Has this been verified by measurements? Sorry but I'm not convinced that
using the same mapping for multiple identical adapters instead of spreading
interrupts will result in better performance.

The interrupts automatically spread based on which CPU submitted the
work. If you want to spread interrupts across more CPUs, then you can
spread submissions to the CPUs you want to service the interrupts.

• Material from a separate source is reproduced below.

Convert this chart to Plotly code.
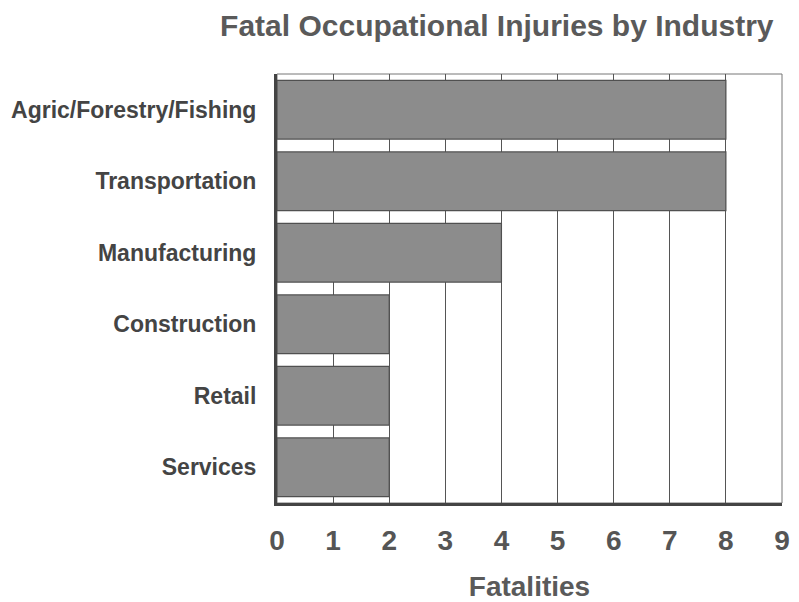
import plotly.graph_objects as go

categories = ["Agric/Forestry/Fishing", "Transportation", "Manufacturing",
              "Construction", "Retail", "Services"]
fatalities = [8, 8, 4, 2, 2, 2]
x_ticks = [0, 1, 2, 3, 4, 5, 6, 7, 8, 9]

FONT = "Liberation Sans, Arial, Helvetica, sans-serif"

fig = go.Figure()
fig.add_trace(go.Bar(
    y=categories, x=fatalities, orientation="h",
    marker=dict(color="#8c8c8c", line=dict(color="#505050", width=1.2)),
    width=0.82,
))

fig.update_layout(
    width=791, height=594,
    margin=dict(l=269, r=17, t=66, b=99, autoexpand=False),
    paper_bgcolor="white", plot_bgcolor="white",
    showlegend=False,
    font=dict(family=FONT, color="#555555"),
    title=dict(text="Fatal Occupational Injuries by Industry",
               xref="container", yref="container",
               x=0.618, xanchor="center", y=0.9697, yanchor="middle",
               font=dict(size=30, color="#5a5a5a", family=FONT, weight="bold")),
    xaxis=dict(range=[0, 9], tickvals=x_ticks, showgrid=True,
               gridcolor="#555555", gridwidth=1,
               showline=True, linecolor="#444444", linewidth=3,
               ticks="", ticklabelstandoff=10, automargin=False,
               tickfont=dict(size=28, color="#555555", family=FONT, weight="bold"),
               title=dict(text="Fatalities",
                          font=dict(size=28, color="#5a5a5a", family=FONT, weight="bold"),
                          standoff=22),
               zeroline=False, fixedrange=True),
    yaxis=dict(categoryorder="array", categoryarray=categories,
               showline=True, linecolor="#444444", linewidth=3,
               showgrid=False, ticks="", ticklabelstandoff=13, automargin=False,
               tickfont=dict(size=23, color="#444444", family=FONT, weight="bold"),
               range=[5.5, -0.5]),
)
fig.add_shape(type="rect", xref="paper", yref="paper", x0=0, x1=1, y0=0, y1=1,
              line=dict(color="#777777", width=1), layer="below")

fig.write_html("out.html")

Completing work on the same CPU that submitted it is quickest with
its cache hot access. I have equipment available to demo this. What
affinty_mask policy would you like to see compared with the proposal?

Hello Keith,

Sorry that I had not yet this made this clear but my concern is about a system equipped with two or more adapters and with more CPU cores than the number of MSI-X interrupts per adapter. Consider e.g. a system with two adapters (A and B), 8 interrupts per adapter (A0..A7 and B0..B7), 32 CPU cores and two NUMA nodes. Assuming that hyperthreading is disabled, will the patches from this patch series generate the following interrupt assignment?

0: A0 B0
1: A1 B1
2: A2 B2
3: A3 B3
4: A4 B4
5: A5 B5
6: A6 B6
7: A7 B7
8: (none)
...
31: (none)

The mapping I would like to see is as follows (assuming CPU cores 0..15 correspond to NUMA node 0 and CPU cores 16..31 correspond to NUMA node 1):

0: A0
1: B0
2: (none)
3: (none)
4: A1
5: B1
6: (none)
7: (none)
8: A2
9: B2
10: (none)
11: (none)
12: A3
13: B3
14: (none)
15: (none)
...
31: (none)

Do you agree that - ignoring other interrupt assignments - that the latter interrupt assignment scheme would result in higher throughput and lower interrupt processing latency?

Thanks,

Bart.